• _Directions_
Copy all lines that contain the word "matplotlib".

• _Supplied material_
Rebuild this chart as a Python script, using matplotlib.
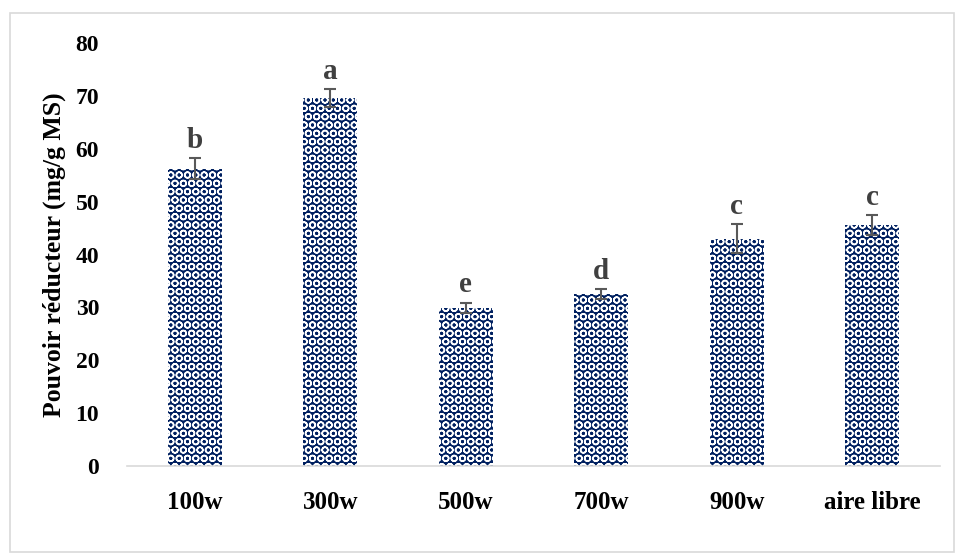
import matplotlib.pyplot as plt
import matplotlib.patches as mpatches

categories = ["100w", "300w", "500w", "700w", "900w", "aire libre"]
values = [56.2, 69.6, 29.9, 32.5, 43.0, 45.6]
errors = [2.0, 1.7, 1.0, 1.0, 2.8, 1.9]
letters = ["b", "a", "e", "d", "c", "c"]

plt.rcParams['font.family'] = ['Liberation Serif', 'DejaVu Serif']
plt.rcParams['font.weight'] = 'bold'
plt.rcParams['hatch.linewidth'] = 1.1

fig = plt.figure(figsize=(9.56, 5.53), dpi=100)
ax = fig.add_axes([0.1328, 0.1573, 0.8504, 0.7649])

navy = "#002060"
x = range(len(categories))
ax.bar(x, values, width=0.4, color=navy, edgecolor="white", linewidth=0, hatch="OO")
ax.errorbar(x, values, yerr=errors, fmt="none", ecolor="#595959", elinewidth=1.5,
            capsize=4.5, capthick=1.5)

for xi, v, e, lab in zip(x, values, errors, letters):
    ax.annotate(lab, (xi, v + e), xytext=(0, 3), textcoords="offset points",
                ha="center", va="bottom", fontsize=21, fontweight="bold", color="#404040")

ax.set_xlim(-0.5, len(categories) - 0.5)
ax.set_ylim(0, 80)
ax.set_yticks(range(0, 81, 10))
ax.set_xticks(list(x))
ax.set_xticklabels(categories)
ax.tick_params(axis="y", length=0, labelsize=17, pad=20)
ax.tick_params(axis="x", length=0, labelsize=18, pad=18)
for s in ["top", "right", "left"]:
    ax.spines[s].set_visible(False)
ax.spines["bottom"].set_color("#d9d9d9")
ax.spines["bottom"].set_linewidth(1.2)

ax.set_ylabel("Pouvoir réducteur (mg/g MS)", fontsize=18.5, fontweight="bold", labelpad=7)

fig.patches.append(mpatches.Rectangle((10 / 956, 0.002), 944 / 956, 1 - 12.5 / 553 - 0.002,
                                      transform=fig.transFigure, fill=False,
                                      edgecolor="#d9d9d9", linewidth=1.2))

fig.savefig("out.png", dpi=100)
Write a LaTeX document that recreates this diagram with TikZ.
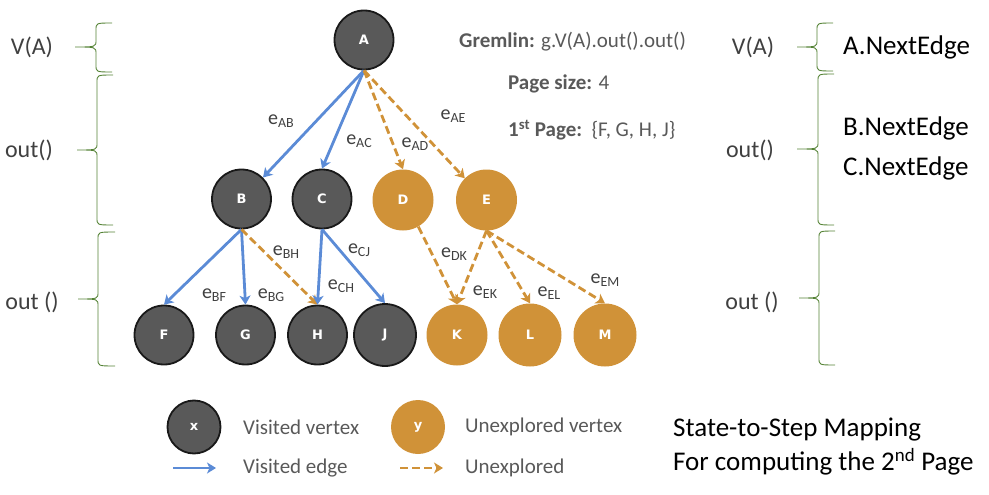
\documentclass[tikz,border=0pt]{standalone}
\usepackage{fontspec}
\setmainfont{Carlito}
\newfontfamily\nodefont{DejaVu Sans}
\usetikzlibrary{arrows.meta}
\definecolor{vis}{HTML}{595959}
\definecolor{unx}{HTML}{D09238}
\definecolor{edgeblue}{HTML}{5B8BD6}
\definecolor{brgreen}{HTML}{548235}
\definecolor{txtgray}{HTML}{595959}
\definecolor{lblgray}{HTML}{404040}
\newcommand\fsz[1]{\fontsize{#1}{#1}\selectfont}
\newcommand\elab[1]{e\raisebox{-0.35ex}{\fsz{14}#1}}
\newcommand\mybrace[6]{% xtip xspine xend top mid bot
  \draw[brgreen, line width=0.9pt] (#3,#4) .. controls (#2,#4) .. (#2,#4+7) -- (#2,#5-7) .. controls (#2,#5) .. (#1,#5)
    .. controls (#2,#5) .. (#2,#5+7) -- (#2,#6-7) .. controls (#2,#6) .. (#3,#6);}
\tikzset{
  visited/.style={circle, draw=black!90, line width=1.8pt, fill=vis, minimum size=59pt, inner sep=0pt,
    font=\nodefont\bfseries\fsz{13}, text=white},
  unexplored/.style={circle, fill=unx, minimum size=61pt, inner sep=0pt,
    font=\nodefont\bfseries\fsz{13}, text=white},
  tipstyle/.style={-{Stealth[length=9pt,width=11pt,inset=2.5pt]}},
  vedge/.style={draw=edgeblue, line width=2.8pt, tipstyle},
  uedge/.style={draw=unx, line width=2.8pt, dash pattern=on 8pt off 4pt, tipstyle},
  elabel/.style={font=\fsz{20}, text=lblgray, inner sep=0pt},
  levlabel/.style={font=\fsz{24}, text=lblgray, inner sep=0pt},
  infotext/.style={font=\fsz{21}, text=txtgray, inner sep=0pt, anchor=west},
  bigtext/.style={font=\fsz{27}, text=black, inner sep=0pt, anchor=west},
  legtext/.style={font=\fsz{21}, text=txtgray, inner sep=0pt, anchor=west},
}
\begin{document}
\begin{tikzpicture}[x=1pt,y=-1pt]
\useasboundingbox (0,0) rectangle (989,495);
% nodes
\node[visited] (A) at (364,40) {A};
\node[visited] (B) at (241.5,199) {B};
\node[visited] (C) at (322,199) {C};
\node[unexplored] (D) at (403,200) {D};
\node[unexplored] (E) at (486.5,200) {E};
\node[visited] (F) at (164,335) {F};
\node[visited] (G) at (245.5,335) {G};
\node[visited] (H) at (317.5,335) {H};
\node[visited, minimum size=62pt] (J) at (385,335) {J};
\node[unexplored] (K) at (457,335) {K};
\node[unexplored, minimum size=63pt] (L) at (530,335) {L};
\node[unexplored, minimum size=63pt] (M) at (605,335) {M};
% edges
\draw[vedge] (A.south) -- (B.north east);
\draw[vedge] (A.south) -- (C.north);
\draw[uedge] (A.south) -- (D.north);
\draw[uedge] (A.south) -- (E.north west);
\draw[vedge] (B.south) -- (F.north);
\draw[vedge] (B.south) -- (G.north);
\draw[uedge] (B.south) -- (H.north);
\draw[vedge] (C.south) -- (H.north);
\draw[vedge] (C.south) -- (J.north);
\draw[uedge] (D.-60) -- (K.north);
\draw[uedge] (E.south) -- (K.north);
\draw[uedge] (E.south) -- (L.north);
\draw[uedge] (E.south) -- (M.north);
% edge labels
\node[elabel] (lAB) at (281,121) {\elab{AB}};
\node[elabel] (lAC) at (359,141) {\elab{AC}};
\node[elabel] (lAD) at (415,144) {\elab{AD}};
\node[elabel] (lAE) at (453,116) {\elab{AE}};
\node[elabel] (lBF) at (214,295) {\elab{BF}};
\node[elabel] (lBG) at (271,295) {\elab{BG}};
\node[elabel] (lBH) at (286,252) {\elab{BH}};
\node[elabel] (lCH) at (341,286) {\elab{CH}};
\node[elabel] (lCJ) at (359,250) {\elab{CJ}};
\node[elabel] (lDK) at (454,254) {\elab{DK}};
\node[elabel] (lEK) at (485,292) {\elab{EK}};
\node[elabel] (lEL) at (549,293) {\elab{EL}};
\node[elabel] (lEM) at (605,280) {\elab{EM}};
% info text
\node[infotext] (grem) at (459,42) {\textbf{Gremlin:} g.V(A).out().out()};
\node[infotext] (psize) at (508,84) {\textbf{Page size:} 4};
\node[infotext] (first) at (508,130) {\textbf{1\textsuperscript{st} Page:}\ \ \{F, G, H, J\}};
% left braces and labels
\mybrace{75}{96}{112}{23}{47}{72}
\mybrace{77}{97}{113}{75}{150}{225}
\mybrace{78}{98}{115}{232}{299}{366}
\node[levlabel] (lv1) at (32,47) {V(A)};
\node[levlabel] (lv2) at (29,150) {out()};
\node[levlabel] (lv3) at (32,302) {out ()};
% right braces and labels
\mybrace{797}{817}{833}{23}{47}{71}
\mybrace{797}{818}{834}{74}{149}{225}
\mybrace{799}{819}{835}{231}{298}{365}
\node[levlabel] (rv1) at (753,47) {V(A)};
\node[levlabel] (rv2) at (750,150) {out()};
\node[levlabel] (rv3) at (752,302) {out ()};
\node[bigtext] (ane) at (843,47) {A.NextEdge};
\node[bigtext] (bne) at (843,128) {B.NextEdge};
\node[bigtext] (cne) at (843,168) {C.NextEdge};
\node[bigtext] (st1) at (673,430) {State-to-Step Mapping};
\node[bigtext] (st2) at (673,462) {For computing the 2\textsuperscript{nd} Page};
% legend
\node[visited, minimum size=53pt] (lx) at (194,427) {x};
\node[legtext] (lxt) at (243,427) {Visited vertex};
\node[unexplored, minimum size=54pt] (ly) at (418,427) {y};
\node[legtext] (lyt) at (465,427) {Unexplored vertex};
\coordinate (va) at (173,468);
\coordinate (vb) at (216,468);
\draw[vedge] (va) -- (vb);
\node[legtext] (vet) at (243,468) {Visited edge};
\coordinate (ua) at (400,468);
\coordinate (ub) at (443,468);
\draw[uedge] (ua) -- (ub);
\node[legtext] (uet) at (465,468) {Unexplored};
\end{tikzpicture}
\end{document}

• _Complete output_
Rebuild this chart as a Python script, using matplotlib.
import matplotlib.pyplot as plt
import matplotlib.patches as mpatches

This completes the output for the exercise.